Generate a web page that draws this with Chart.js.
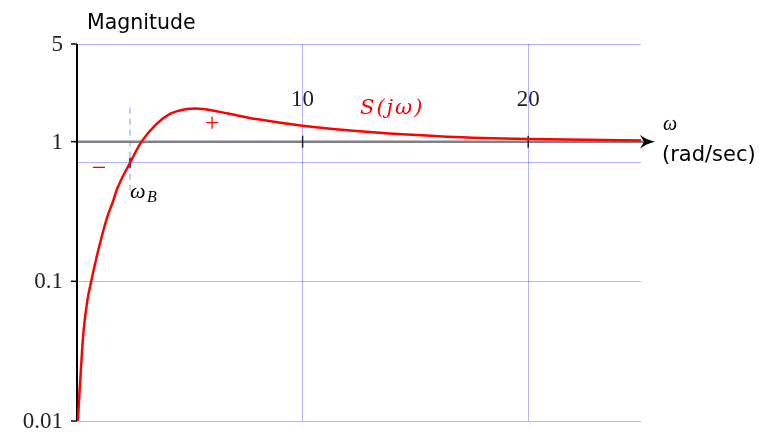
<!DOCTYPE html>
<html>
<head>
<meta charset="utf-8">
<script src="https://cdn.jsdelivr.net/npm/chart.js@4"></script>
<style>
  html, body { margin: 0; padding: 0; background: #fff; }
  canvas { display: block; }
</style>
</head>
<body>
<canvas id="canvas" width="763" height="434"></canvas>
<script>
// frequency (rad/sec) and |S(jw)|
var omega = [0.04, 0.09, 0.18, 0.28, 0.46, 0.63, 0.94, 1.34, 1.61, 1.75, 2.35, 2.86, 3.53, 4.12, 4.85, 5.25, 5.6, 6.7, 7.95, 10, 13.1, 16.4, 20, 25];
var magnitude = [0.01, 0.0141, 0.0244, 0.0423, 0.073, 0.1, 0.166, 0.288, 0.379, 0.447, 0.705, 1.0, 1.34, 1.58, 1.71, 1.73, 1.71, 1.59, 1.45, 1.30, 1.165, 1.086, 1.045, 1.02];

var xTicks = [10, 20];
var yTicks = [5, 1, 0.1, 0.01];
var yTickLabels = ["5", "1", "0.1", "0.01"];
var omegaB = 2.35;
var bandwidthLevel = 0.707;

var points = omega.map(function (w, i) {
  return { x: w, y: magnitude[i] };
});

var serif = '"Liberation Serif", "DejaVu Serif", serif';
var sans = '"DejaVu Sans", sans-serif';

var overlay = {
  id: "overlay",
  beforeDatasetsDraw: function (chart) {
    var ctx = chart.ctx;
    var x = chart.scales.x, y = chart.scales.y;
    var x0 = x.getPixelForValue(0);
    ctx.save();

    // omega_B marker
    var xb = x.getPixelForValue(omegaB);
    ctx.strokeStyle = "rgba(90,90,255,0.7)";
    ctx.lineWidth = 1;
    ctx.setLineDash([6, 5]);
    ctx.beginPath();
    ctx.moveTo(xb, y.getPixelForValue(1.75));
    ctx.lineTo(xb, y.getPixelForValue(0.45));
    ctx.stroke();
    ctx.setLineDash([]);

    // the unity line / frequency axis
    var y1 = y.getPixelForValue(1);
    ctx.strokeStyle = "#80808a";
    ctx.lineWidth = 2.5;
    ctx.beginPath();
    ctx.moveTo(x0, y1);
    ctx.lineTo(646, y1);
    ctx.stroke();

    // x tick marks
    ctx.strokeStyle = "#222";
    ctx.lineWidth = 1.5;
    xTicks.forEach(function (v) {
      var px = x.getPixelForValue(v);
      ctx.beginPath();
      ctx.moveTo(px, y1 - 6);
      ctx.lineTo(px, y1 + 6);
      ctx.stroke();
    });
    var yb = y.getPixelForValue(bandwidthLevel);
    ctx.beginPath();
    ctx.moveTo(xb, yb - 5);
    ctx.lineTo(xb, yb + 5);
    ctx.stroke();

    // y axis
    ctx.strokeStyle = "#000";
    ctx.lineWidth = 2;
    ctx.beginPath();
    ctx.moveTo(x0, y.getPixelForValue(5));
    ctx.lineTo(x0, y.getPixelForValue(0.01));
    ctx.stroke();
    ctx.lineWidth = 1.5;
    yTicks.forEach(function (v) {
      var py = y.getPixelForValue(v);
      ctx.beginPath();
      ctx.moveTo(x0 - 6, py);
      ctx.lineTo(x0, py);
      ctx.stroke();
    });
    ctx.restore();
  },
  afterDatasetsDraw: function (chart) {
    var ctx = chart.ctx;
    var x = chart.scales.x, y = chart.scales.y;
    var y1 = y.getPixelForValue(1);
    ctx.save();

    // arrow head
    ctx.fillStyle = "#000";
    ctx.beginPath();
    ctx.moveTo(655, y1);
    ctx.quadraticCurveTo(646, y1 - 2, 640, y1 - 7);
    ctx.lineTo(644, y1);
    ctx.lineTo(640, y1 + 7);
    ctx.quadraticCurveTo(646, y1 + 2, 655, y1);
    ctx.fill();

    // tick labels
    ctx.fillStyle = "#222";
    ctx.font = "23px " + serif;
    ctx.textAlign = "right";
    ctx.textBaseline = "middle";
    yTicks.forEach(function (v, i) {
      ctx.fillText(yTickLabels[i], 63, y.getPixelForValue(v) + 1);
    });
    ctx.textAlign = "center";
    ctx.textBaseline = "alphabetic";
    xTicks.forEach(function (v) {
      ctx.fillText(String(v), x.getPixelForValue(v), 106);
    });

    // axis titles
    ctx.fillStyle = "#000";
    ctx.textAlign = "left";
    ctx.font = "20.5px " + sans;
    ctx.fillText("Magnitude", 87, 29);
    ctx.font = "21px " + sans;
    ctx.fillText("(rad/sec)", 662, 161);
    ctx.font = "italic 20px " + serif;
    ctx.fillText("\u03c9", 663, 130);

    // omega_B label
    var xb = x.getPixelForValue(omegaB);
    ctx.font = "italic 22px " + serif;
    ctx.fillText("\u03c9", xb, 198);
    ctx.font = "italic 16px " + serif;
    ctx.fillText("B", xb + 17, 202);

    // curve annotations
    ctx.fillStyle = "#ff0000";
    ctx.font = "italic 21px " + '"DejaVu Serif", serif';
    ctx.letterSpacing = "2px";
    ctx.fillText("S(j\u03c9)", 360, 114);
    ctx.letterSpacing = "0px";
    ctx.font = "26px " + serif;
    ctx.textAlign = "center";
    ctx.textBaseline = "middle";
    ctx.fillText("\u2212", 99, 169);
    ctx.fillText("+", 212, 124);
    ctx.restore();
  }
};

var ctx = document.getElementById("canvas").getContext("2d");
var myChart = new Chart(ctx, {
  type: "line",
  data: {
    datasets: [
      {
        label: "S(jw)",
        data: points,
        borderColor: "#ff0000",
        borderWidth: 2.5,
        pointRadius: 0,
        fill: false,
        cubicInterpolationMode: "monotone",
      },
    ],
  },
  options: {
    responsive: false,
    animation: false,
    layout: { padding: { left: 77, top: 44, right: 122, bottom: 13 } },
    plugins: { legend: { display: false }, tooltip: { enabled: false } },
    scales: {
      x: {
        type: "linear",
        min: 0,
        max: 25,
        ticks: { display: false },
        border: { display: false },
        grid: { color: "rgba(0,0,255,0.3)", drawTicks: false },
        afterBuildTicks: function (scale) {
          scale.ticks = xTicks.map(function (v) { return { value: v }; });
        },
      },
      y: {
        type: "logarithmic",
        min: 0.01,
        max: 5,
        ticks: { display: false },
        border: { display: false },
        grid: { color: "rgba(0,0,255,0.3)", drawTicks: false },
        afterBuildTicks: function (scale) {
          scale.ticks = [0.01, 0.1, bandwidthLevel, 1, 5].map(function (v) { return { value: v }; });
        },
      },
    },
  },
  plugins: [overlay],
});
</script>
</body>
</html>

● ● ●

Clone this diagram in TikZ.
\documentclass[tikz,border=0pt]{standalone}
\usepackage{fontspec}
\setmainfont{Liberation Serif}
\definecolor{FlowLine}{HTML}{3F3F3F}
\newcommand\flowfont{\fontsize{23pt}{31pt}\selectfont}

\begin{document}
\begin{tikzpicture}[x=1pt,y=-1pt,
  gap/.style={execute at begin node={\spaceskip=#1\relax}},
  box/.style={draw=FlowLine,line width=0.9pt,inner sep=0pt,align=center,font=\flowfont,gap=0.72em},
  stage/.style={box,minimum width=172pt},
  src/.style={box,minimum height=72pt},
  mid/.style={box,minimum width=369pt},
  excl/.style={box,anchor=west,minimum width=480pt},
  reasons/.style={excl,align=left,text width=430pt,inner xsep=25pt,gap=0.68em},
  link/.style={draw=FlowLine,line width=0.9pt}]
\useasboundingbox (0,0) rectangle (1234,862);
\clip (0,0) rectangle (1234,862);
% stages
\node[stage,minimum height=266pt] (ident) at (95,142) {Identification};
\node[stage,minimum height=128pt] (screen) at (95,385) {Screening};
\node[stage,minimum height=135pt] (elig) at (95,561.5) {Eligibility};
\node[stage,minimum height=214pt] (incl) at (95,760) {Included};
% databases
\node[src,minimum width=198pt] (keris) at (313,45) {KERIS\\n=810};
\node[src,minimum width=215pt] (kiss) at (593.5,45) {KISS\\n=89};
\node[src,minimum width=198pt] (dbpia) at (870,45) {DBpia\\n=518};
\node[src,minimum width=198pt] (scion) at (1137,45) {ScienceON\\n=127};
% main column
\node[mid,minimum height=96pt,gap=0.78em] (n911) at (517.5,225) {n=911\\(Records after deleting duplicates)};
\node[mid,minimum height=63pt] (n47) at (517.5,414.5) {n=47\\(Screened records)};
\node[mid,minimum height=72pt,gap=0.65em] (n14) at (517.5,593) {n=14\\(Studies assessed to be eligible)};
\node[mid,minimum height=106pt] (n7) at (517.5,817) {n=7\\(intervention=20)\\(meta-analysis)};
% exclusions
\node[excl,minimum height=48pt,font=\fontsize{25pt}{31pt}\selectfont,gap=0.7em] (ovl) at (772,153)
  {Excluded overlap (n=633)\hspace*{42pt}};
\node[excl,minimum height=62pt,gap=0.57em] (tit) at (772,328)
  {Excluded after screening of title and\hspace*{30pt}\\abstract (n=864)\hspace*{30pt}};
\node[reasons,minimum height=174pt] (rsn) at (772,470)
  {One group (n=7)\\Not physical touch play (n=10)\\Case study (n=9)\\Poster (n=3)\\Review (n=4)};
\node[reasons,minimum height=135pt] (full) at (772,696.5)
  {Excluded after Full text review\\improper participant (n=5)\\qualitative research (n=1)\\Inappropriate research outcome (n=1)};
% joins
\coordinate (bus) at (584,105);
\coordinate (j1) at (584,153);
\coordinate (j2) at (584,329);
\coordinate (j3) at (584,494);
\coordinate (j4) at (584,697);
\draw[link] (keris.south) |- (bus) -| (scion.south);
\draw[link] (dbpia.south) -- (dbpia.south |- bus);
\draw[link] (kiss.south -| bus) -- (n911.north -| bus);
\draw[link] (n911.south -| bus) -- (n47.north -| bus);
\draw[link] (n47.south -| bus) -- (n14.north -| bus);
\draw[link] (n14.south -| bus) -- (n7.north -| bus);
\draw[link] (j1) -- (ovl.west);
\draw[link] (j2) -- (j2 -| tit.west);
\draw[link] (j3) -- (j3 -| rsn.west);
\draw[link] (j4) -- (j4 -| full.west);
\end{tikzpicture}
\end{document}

● ● ●

#### Given problem
In the entries above, find each line with the word "this" and show it.

#### The result
Generate a web page that draws this with Chart.js.
Clone this diagram in TikZ.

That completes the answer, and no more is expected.